Current building culture and energy-saving ordinance-compliant new development areas

  • Erstellt am 2018-03-24 14:36:13

Arifas

2018-03-25 22:18:49
  • #1
I would be glad if there were a bit more regulations in our building area. The right neighbor next to us built on a slab and now looks out the back onto a 2.3m high earth wall. We don’t want that, so we are building into the slope and going out into the garden at the top – and are basically looking down into the neighbor’s terrace hole. But well, we have nearly 900sqm of land, so you can choose where to look and where to build your terrace.
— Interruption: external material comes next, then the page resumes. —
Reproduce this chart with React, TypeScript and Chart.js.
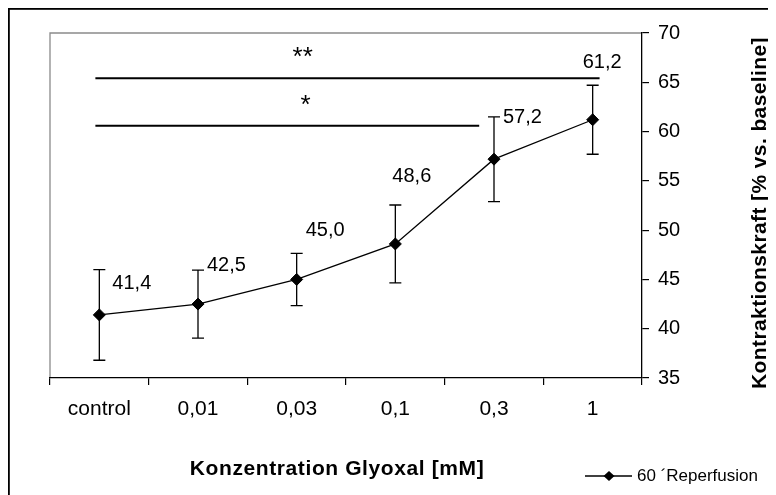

A bungalow a little further away was also apparently supposed to be built on a slab. So much of the slope was cut away that the house now almost disappears into the hole. You can hardly see it from the dug-out hole. A basement or building up the ground more would really have been nicer.
 

Mycraft

2018-03-25 22:20:04
  • #2
@ Alex85

Yes, in the USA such communities are on every corner... sometimes you also think huh?

Often also in areas where 1000sqm are traded for three oxen and a pickup.
 

11ant

2018-03-25 23:06:58
  • #3
If twenty houses from twenty individual builders still only have seventeen different "faces," I find that additionally incomprehensible and embarrassing.

Building areas like those seen in the opening post, in my opinion, do not have "plots for houses," but "parking spaces for mortgages." After all, you only need to fence the whole thing in if the builders have all gone crazy from the "charm" of the estate.

I can't really remember a mono-pitched roof variant from you (?)
 

haydee

2018-03-26 09:36:36
  • #4
Arifas, like your neighbors with the dirt hole between slope and house, was also recommended to us very often. We could not have built wood studs so directly on the slope; the lower floor would have had to be masonry. The geologist said 50 cm distance between retaining wall and house, in case the slope slips so that someone can still repair the retaining wall.

The house must fit the property and the neighboring buildings. A bungalow on our property would have seemed very strange. 2 floors and a gable roof are not possible between the neighboring buildings and the slope.

I praise my property in the middle of the village. Nothing straight, no right angles, no property is rectangular, it is not possible to look from one end of the street to the other. The settlements do remind you of laying hen batteries. I would not have thought the properties are actually so big. Although the garden city settlements from the time before the world war did not look the same, nor the cities in the USA with their blocks.
 

Nordlys

2018-03-26 10:00:06
  • #5
The reference to the garden city of the interwar period is valuable. I think that in 1930 this settlement in Berlin would have been considered exemplary. Garden city meant, compared to Zille’s rental barracks, giving the worker an urban apartment with greenery and light and air. Certainly a progress compared to the 3rd backyard in Wedding. But the misguided idea of that time was also the thinking and feeling in masses. The ideologies of the time were fascism and communism, both understanding humans as masses, the aesthetics of parades, party congresses, Olympiads /Riefenstahl, comrade and you, no difference anymore, no individuality, uniform, that was this time as well, and that was also reflected in the minds of the architects. Only today many feel differently, postmodern individualism. But many, not all, otherwise such settlements and their uniformity would not exist. Thesis: there are again enough well-earning people with the longing for alike to associate with alike. Hundertwasser did not prevail. Karsten
 

11ant

2018-03-27 14:01:18
  • #6
Although the occasional street bends planned today are not really the way to go - better to keep it straight.

At the latest with the term "tree tenant," small-minded local councilors can no longer follow him. A proper German house carries a middle parting.